Starting with the first line of the data below, copy each line up to and including the one containing "const y = d3.scaleLinear().domain([-0.5, 2.5]).range([B, T]);". Pictures stay out.

▶ [Rows from a dataset of charts and code]:

-------------------------

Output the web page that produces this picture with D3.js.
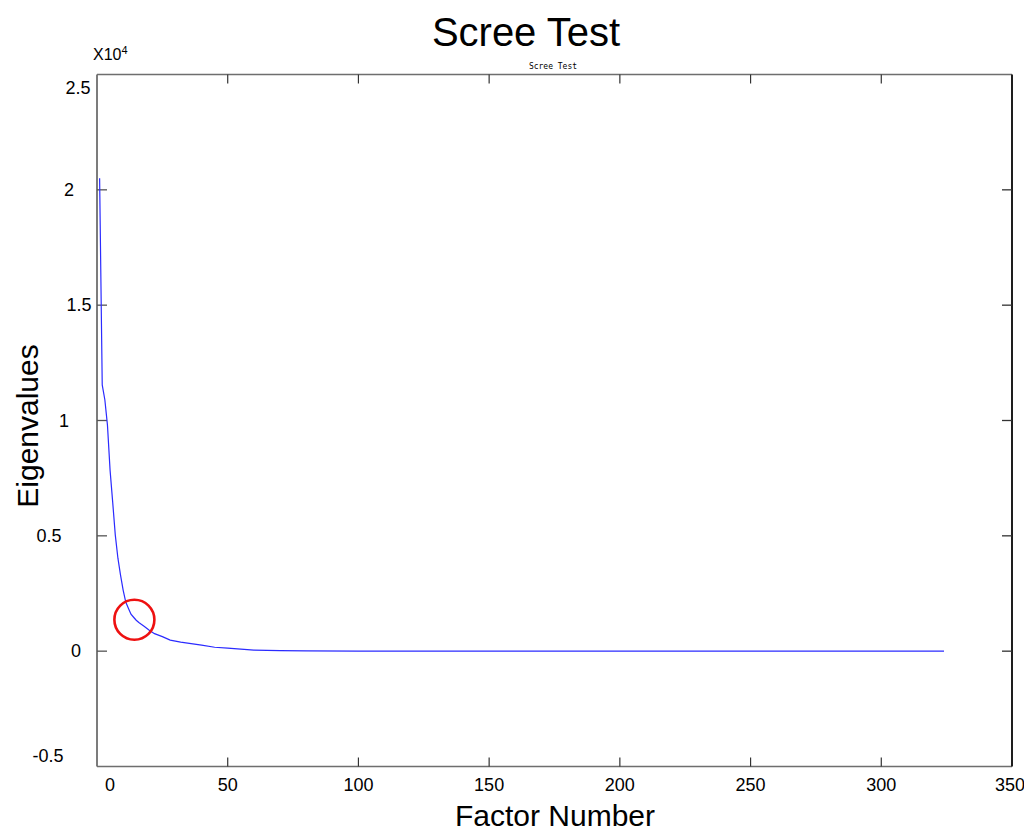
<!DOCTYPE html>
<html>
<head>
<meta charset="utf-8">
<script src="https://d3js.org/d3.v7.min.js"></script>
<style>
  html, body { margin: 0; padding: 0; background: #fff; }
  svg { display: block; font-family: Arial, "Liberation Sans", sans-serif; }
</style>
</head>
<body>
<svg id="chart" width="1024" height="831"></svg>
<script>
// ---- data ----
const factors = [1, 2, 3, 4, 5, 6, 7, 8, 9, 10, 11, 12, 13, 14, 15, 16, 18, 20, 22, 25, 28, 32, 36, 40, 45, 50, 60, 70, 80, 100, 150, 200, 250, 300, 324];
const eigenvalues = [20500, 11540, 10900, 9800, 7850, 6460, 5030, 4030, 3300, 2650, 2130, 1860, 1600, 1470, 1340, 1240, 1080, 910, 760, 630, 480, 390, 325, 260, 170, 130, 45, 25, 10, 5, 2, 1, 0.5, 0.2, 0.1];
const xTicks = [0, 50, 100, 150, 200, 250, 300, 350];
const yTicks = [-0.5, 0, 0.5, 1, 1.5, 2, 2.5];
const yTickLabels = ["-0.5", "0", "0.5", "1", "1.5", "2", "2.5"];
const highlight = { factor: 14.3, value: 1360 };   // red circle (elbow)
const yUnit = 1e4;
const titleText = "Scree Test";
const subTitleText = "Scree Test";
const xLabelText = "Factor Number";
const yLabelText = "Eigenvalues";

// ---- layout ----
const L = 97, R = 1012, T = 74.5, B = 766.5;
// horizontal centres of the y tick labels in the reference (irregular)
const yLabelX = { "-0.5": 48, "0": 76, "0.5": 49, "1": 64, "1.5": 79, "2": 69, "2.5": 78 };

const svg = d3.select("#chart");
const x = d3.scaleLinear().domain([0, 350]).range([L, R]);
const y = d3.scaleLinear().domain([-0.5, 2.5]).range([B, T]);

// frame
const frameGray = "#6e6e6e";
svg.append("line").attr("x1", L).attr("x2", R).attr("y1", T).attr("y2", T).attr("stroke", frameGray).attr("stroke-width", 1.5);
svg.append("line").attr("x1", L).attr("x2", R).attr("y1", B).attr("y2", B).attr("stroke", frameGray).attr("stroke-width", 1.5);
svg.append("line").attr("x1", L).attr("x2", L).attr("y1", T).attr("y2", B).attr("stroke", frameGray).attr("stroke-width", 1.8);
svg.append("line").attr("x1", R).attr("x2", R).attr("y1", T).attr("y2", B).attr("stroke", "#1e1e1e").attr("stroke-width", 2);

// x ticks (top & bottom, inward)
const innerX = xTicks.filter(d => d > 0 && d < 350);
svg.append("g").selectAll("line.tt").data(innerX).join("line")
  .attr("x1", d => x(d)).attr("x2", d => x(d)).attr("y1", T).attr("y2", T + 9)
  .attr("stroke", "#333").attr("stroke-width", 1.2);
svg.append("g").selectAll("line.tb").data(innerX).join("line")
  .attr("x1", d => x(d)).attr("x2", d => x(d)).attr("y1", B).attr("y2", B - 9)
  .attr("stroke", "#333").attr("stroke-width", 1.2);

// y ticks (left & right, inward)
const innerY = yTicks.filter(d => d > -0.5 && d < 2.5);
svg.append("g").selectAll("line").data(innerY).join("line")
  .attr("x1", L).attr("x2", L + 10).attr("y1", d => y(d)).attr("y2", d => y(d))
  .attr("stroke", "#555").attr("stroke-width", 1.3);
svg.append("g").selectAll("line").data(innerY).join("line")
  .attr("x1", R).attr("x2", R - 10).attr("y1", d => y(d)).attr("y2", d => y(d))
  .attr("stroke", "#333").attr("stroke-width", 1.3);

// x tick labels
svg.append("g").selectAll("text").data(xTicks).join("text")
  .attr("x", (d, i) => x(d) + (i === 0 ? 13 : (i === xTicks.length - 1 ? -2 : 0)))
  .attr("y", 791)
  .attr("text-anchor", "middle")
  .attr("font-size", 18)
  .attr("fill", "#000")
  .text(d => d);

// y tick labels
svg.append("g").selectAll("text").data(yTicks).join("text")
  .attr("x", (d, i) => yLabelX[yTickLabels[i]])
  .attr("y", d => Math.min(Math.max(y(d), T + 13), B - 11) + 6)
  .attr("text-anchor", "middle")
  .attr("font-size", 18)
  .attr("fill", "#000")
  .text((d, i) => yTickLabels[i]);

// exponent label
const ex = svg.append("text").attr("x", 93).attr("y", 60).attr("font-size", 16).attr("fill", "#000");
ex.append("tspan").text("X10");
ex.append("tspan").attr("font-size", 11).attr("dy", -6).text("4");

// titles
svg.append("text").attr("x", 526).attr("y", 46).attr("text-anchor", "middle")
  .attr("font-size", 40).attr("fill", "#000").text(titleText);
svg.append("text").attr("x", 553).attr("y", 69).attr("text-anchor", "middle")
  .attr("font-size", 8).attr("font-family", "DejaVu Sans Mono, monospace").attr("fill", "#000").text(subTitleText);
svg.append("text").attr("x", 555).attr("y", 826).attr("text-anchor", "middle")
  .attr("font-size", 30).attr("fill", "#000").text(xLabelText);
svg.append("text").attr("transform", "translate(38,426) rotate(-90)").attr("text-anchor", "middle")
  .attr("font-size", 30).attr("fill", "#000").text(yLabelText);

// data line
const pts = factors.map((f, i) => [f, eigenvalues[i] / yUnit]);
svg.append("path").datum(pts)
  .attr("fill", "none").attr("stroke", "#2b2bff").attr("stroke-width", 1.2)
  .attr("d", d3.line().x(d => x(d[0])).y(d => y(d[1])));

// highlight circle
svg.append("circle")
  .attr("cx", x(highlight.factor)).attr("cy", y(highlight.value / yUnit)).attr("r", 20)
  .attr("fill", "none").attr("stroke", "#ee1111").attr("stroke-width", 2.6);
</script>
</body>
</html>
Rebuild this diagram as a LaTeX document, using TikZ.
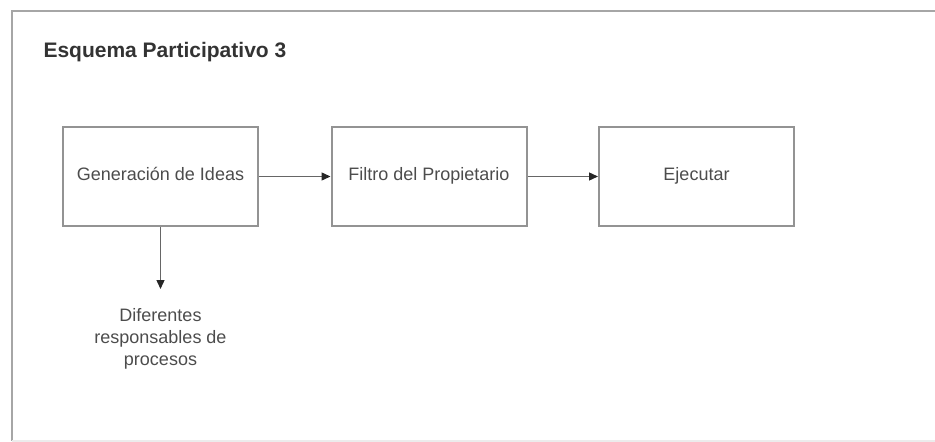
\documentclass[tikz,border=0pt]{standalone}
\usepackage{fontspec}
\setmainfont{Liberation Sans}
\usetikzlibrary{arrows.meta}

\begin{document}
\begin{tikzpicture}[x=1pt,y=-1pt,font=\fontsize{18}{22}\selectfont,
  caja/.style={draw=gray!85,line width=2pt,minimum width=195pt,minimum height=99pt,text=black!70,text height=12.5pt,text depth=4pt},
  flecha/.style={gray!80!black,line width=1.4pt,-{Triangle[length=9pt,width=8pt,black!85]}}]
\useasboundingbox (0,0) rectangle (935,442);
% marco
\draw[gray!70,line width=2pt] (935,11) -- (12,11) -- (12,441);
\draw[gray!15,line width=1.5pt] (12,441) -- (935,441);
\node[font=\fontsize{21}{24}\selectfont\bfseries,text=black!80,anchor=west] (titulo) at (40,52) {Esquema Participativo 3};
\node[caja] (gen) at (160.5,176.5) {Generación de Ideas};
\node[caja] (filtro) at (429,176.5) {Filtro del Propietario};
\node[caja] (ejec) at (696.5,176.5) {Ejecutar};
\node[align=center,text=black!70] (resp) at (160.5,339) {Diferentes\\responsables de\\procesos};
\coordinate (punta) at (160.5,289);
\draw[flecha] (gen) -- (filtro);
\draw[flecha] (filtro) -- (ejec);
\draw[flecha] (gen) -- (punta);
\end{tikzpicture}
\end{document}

-------------------------

▶ [RESULT FOR THIS EXERCISE]:
Output the web page that produces this picture with D3.js.
<!DOCTYPE html>
<html>
<head>
<meta charset="utf-8">
<script src="https://d3js.org/d3.v7.min.js"></script>
<style>
  html, body { margin: 0; padding: 0; background: #fff; }
  svg { display: block; font-family: Arial, "Liberation Sans", sans-serif; }
</style>
</head>
<body>
<svg id="chart" width="1024" height="831"></svg>
<script>
// ---- data ----
const factors = [1, 2, 3, 4, 5, 6, 7, 8, 9, 10, 11, 12, 13, 14, 15, 16, 18, 20, 22, 25, 28, 32, 36, 40, 45, 50, 60, 70, 80, 100, 150, 200, 250, 300, 324];
const eigenvalues = [20500, 11540, 10900, 9800, 7850, 6460, 5030, 4030, 3300, 2650, 2130, 1860, 1600, 1470, 1340, 1240, 1080, 910, 760, 630, 480, 390, 325, 260, 170, 130, 45, 25, 10, 5, 2, 1, 0.5, 0.2, 0.1];
const xTicks = [0, 50, 100, 150, 200, 250, 300, 350];
const yTicks = [-0.5, 0, 0.5, 1, 1.5, 2, 2.5];
const yTickLabels = ["-0.5", "0", "0.5", "1", "1.5", "2", "2.5"];
const highlight = { factor: 14.3, value: 1360 };   // red circle (elbow)
const yUnit = 1e4;
const titleText = "Scree Test";
const subTitleText = "Scree Test";
const xLabelText = "Factor Number";
const yLabelText = "Eigenvalues";

// ---- layout ----
const L = 97, R = 1012, T = 74.5, B = 766.5;
// horizontal centres of the y tick labels in the reference (irregular)
const yLabelX = { "-0.5": 48, "0": 76, "0.5": 49, "1": 64, "1.5": 79, "2": 69, "2.5": 78 };

const svg = d3.select("#chart");
const x = d3.scaleLinear().domain([0, 350]).range([L, R]);
const y = d3.scaleLinear().domain([-0.5, 2.5]).range([B, T]);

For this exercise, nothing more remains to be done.